"В постели с врагом"

Кадр из фильма "Моя Свобода"

О героине борьбы за независимость Латвии снят фильм-байопик "Моя свобода", который выдвинут на национальный "Оскар" в Голливуде.

Кем была настоящая Ита Козакевич, полька по происхождению, чьи предки поддерживали восстание конца ХIХ века против Российской империи? Почему она не успела оказаться на рижских баррикадах 1991 года? "Женщина-Латвия", которая боролась с советской русификацией своей страны и при этом защищала права национальных меньшинств. Икона феминизма эпохи Перестройки. И её муж, вероятный агент КГБ. Разговор с режиссером фильма Илзе Кунге-Мелгайле и актером Дарюсом Мяшкаускасом.


– Я бы сказала, что второе название нашего разговора – "Герои не умирают". Парадоксальным образом на фоне смерти Алексея Навального мы будем говорить о важнейшей для Латвии женщине, которая была прототипом вашей героини.
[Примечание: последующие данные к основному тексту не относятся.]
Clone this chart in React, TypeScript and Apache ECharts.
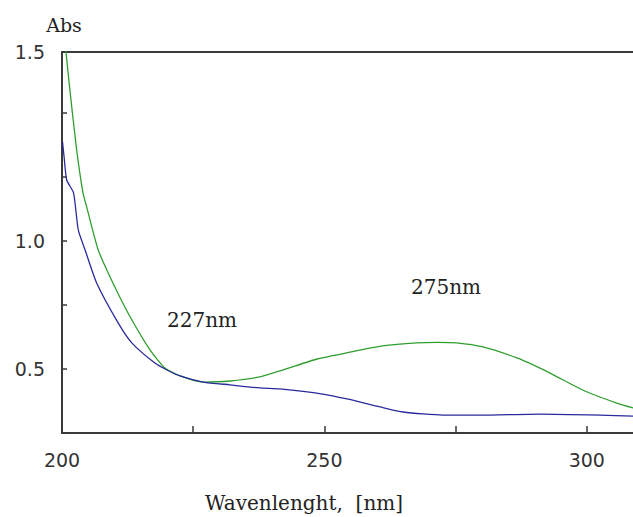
import React, { useEffect, useRef } from "react";
import * as echarts from "echarts";

const greenWavelength = [200.2, 201.5, 202.8, 204.0, 204.7, 206.9, 209.7, 213.0, 216.8, 219.6, 222.5, 226.9, 232.0, 237.7, 242.1, 248.6, 254.9, 261.1, 267.6, 271.5, 275.2, 280.2, 286.7, 293.0, 299.2, 305.7, 308.8];
const greenAbs = [1.85, 1.59, 1.355, 1.188, 1.133, 0.965, 0.836, 0.703, 0.574, 0.504, 0.473, 0.449, 0.453, 0.469, 0.496, 0.539, 0.566, 0.59, 0.602, 0.604, 0.602, 0.586, 0.543, 0.484, 0.418, 0.367, 0.348];

const blueWavelength = [200.1, 200.4, 200.9, 202.2, 203.1, 204.4, 206.6, 210.7, 213.3, 217.7, 220.0, 222.5, 226.9, 232.0, 237.7, 241.5, 249.7, 254.3, 260.6, 265.0, 272.6, 279.6, 291.0, 302.5, 308.8];
const blueAbs = [1.387, 1.328, 1.238, 1.188, 1.043, 0.965, 0.836, 0.68, 0.602, 0.523, 0.496, 0.473, 0.449, 0.438, 0.426, 0.422, 0.402, 0.383, 0.352, 0.332, 0.32, 0.32, 0.324, 0.32, 0.316];

const xLabels = [200, 250, 300];
const yLabels: [number, string][] = [[0.5, "0.5"], [1.0, "1.0"]];
const yTopLabel = "1.5";
const xMin = 200;
const xMax = 308.8;
const yMin = 0.25;
const yMax = 1.738;
const annotations: [string, number, number][] = [["227nm", 202, 320], ["275nm", 446, 287]];

export default function App() {
  const ref = useRef<HTMLDivElement>(null);
  useEffect(() => {
    if (!ref.current) return;
    const chart = echarts.init(ref.current, null, { renderer: "svg" });
    const axisColor = "#3a3a3a";
    const serif = "DejaVu Serif";
    chart.setOption({
      animation: false,
      backgroundColor: "#ffffff",
      grid: { left: 62, top: 52, right: 0, bottom: 84, containLabel: false, outerBoundsMode: "none" },
      xAxis: [
        {
          type: "value",
          min: xMin,
          max: xMax,
          interval: 25,
          position: "bottom",
          splitLine: { show: false },
          axisLine: { lineStyle: { color: axisColor, width: 2 } },
          axisTick: { inside: true, length: 7, lineStyle: { color: axisColor, width: 1.5 } },
          axisLabel: {
            margin: 17,
            fontFamily: "DejaVu Sans",
            fontSize: 19,
            color: "#333",
            showMaxLabel: false,
            formatter: (v: number) => (xLabels.indexOf(v) >= 0 ? String(v) : ""),
          },
        },
        {
          type: "value",
          min: xMin,
          max: xMax,
          position: "top",
          splitLine: { show: false },
          axisLine: { lineStyle: { color: axisColor, width: 2 } },
          axisTick: { show: false },
          axisLabel: { show: false },
        },
      ],
      yAxis: {
        type: "value",
        min: yMin,
        max: yMax,
        interval: 0.25,
        splitLine: { show: false },
        axisLine: { lineStyle: { color: axisColor, width: 2 } },
        axisTick: { inside: true, length: 5, lineStyle: { color: axisColor, width: 1.5 } },
        axisLabel: {
          margin: 17,
          fontFamily: "DejaVu Sans",
          fontSize: 19,
          color: "#333",
          showMaxLabel: true,
          formatter: (v: number) => {
            if (v > 1.7) return yTopLabel;
            const f = yLabels.find((l) => Math.abs(l[0] - v) < 1e-6);
            return f ? f[1] : "";
          },
        },
      },
      series: [
        {
          type: "line",
          xAxisIndex: 0,
          data: greenWavelength.map((x, i) => [x, greenAbs[i]]),
          showSymbol: false,
          smooth: 0.2,
          lineStyle: { color: "#2f9e2f", width: 1.3 },
          clip: true,
        },
        {
          type: "line",
          xAxisIndex: 0,
          data: blueWavelength.map((x, i) => [x, blueAbs[i]]),
          showSymbol: false,
          smooth: 0.2,
          lineStyle: { color: "#2a2a9c", width: 1.3 },
          clip: true,
        },
      ],
      graphic: [
        { type: "text", x: 64, y: 25, style: { text: "Abs", font: `19px "${serif}"`, fill: "#222", align: "center", verticalAlign: "middle" } },
        { type: "text", x: 304, y: 503, style: { text: "Wavenlenght,  [nm]", font: `20px "${serif}"`, fill: "#222", align: "center", verticalAlign: "middle" } },
        ...annotations.map(([t, x, y]) => ({
          type: "text",
          x,
          y,
          style: { text: t, font: `20px "${serif}"`, fill: "#222", align: "center", verticalAlign: "middle" },
        })),
      ],
    });
    return () => chart.dispose();
  }, []);
  return <div ref={ref} style={{ position: "fixed", left: 0, top: 0, width: 633, height: 517 }} />;
}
Это мощный женский образ, сравнимый с Галиной Старовойтовой в России. Что можно сказать о биографии Иты Козакевич (в фильме ее зовут Алисия)?

– Я была в поисках героя, в поисках сюжета про это время, про конец 80-х. Мне тогда было 14 лет, я очень ярко это помню, и это все время жило во мне. У меня был сюжет про эти времена: семья, где папа, например, русский, а мама латышка, и вдруг все это движение конца 80-х, и как все сложно начинает складываться в семье. Я делала материал для Музея народного фронта, просматривала архивные видеоматериалы. Я её увидела и просто вспомнила. Это был 88-й год: она, простая, обычная женщина, вышла на сцену на Форуме народов Латвии. Она представляла польское общество и говорила очень резкие слова: незнание языка, эмиграция – все эти сложные вопросы.
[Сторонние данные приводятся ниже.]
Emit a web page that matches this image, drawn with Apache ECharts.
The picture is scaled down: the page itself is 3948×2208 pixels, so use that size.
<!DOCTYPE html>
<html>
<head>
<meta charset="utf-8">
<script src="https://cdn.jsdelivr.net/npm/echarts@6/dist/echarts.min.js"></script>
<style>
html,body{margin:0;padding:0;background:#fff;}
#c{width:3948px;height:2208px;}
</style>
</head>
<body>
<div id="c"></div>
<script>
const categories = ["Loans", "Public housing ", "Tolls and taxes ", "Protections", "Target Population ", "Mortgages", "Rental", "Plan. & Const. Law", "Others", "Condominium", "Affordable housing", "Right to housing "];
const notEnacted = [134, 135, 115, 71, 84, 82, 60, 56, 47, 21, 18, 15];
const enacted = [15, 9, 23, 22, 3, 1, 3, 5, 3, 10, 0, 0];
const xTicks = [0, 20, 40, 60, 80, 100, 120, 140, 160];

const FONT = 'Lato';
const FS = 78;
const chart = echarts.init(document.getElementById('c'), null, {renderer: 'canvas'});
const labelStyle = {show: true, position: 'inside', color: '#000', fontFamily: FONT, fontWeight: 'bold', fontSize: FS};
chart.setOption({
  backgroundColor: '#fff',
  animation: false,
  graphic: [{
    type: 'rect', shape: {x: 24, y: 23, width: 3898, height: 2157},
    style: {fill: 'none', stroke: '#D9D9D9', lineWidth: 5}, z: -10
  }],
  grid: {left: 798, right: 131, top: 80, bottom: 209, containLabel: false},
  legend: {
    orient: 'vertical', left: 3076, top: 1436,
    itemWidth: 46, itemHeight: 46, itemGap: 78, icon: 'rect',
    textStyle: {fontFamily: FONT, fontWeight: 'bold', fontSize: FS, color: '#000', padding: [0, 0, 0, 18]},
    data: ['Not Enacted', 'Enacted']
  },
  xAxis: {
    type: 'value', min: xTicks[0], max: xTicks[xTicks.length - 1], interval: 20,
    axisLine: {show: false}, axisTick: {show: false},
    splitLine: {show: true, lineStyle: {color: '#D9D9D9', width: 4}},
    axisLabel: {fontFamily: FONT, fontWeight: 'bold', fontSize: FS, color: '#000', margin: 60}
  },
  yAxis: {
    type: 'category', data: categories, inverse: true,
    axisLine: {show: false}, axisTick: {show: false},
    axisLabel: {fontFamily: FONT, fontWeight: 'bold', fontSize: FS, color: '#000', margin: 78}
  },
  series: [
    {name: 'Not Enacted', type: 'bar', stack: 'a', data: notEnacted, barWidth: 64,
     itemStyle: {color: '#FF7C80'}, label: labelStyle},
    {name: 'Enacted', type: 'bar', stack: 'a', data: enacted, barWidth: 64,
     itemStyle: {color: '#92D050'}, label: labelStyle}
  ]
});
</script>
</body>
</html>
В реальности у Козакевич трагическая судьба

– Она наполовину латышка, наполовину полька, она из семьи, которая попала в Латвию после подавления Польского восстания в конце XIX века. Польская культурная активистка, ей даже памятники в Польше поставили. И я не соглашусь с тем, что она совсем простая женщина. Она была полиглотка, знала девять языков.

Одна из драматических линий сюжета – выясняется, что муж героини, вероятно, сотрудничал с КГБ. Влияние спецслужб на жизнь людей: дискредитация, шантаж, попытки вынудить к сотрудничеству и предательству, – это красная линия в фильме. И в финале, когда он говорит: "Ты в постели с врагом", – (это почти цитата), она отвечает: "Это теперь новая Латвия".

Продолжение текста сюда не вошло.